Ryan is right that community banks themselves are dying, but they've been dying for several decades and the passage of Dodd-Frank caused hardly a blip in the trend line. Furthermore, the main reason they're dying is that inequality and wage stagnation, combined with the mass accumulations of wealth among the 1 percent, has driven interest rates permanently into the basement. And that creates a much tougher environment for small banks to thrive.
4. The CHOICE Act guts consumer protection. Possibly Dodd-Frank's biggest success was the creation of the Consumer Financial Protection Bureau (CFPB), which polices consumer financial products for predatory and exploitative practices.
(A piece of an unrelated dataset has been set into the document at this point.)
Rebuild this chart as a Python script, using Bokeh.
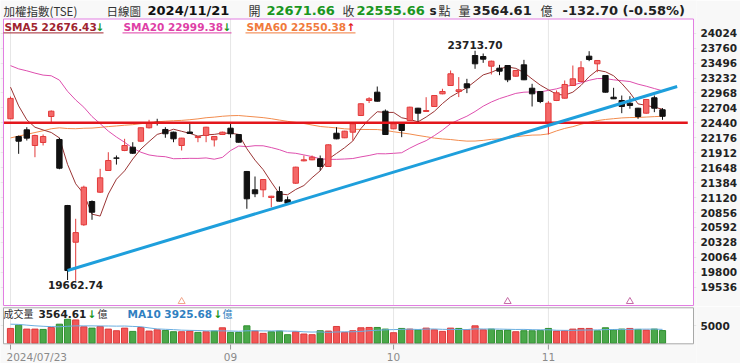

Conservatives have had it in for the CFPB for a while, and Ryan decries it as "unchecked, unconstitutional, and unaccountable." But the design of the CFPB's leadership and financing, while unusually strong, is not unique among government agencies.
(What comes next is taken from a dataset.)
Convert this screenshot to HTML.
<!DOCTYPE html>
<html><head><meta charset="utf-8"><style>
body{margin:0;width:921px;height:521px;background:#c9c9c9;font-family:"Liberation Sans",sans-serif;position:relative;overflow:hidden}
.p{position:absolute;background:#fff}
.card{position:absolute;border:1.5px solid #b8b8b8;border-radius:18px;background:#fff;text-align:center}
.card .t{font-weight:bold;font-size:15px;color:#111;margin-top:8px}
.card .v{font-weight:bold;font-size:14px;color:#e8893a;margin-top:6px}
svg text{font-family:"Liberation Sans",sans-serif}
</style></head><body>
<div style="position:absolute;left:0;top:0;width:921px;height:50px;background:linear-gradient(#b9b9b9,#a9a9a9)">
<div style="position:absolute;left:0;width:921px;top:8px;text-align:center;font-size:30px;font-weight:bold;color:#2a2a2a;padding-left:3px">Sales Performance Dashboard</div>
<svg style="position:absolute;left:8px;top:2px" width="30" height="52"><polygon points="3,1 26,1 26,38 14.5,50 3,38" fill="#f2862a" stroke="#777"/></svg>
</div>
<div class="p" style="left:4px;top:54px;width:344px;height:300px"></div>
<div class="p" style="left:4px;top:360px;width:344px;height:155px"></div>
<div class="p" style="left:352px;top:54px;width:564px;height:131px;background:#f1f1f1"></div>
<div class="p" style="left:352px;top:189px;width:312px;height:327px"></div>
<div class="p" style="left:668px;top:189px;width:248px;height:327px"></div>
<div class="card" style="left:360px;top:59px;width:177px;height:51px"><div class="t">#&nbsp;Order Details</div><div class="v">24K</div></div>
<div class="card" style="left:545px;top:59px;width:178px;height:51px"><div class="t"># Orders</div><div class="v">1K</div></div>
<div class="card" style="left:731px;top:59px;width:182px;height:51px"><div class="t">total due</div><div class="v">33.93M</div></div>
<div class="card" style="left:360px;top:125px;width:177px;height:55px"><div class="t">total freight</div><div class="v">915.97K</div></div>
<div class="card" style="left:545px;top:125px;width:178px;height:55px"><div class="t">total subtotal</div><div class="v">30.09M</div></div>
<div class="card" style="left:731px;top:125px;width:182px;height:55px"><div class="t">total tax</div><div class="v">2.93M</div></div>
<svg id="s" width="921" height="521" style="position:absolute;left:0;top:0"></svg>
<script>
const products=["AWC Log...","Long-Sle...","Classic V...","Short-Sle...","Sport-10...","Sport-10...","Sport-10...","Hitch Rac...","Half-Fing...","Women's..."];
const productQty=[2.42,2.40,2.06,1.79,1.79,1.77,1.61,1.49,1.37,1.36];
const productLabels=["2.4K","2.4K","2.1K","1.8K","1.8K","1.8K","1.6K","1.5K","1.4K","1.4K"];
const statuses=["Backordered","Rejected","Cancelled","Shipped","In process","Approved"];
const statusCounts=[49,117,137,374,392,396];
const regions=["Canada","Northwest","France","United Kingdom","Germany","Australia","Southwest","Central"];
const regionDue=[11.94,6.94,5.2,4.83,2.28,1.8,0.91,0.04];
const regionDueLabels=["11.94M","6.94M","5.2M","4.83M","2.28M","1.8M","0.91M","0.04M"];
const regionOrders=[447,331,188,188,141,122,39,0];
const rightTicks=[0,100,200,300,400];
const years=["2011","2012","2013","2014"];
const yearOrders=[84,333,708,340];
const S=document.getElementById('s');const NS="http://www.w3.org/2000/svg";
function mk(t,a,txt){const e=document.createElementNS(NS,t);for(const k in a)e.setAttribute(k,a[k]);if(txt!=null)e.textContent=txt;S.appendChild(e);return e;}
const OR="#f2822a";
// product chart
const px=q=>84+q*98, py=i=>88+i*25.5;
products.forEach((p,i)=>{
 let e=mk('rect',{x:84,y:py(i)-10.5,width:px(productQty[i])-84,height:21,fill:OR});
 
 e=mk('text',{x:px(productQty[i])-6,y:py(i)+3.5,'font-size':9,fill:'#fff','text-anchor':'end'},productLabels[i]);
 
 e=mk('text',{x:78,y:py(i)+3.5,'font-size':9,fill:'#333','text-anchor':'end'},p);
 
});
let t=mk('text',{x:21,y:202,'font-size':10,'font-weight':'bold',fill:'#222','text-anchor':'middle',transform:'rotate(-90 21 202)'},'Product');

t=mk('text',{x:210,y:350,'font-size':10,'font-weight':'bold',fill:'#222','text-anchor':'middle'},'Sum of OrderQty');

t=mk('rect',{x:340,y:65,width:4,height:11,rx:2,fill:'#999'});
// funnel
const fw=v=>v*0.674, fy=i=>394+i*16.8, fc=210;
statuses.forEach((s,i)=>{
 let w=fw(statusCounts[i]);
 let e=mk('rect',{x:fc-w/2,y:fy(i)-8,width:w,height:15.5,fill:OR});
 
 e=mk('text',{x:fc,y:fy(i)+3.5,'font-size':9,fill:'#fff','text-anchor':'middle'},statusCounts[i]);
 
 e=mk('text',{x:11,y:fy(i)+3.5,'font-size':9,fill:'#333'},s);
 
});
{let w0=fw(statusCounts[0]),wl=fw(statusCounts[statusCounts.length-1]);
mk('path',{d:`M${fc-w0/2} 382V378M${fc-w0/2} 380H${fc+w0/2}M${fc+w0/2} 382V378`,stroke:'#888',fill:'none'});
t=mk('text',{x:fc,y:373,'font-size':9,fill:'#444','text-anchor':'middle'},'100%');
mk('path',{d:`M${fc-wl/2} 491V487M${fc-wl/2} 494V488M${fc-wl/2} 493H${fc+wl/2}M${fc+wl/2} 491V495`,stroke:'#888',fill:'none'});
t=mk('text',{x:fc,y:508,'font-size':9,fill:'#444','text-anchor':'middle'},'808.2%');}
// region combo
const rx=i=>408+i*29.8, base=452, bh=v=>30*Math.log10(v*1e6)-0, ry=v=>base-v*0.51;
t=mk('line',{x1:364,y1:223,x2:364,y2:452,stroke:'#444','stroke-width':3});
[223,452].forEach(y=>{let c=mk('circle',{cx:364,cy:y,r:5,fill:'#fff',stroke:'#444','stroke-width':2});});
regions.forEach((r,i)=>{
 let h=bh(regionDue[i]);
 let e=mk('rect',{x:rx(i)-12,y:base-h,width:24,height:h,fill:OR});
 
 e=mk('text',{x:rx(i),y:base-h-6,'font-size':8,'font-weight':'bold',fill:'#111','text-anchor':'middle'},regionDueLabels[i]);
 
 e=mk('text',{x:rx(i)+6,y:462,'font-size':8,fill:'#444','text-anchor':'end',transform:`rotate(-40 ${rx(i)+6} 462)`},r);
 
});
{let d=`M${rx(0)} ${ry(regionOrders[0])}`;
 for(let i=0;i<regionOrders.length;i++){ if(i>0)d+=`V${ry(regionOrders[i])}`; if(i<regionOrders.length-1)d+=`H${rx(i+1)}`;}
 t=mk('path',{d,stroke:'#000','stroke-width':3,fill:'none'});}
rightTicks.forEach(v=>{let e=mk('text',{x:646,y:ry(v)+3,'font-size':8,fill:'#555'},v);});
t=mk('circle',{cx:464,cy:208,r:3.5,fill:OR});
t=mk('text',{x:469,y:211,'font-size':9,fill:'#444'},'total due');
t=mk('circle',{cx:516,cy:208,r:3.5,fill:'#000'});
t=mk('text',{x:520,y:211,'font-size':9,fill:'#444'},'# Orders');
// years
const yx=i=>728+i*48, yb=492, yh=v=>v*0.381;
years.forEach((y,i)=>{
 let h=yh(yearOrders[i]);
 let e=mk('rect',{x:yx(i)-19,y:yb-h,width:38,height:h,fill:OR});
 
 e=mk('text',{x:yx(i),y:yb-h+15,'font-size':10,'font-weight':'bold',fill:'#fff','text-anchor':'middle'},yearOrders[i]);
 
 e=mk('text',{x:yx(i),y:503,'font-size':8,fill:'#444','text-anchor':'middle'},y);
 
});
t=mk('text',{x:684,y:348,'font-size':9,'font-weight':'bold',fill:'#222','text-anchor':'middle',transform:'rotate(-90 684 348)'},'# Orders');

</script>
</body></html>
Furthermore, the myriad ways the CHOICE Act would shrink the CFPB's jurisdiction and dismantle its regulatory tools (most remarkably, it gets rid of the CFPB's public database of consumer complaints) makes it clear the law's purpose isn't expanding freedom for consumers — it's expanding freedom for financial firms at consumers' expense.
5. Finally, it's based on a pernicious misunderstanding of the economy. Add all the justifications for the CHOICE Act up, and you actually get a somewhat coherent philosophy: Under capitalism, the best way to make money is often to already have money. So as wage stagnation, inequality, and financial insecurity spread, it becomes harder for traditional financial products — designed on the assumption of a middle-class economy where wealth is broadly shared — to work for most Americans. So the financial industry must be allowed to offer more outlandish, risky, and predatory forms of credit to keep capital flowing to the lower reaches of the economy.
The other solution, of course, would be to use tools like unions, regulations, monetary policy, and fiscal policy to cut the rich down to size, redistribute wealth, empower workers, and raise incomes. But that's something the GOP would never contemplate. So the CHOICE Act is it.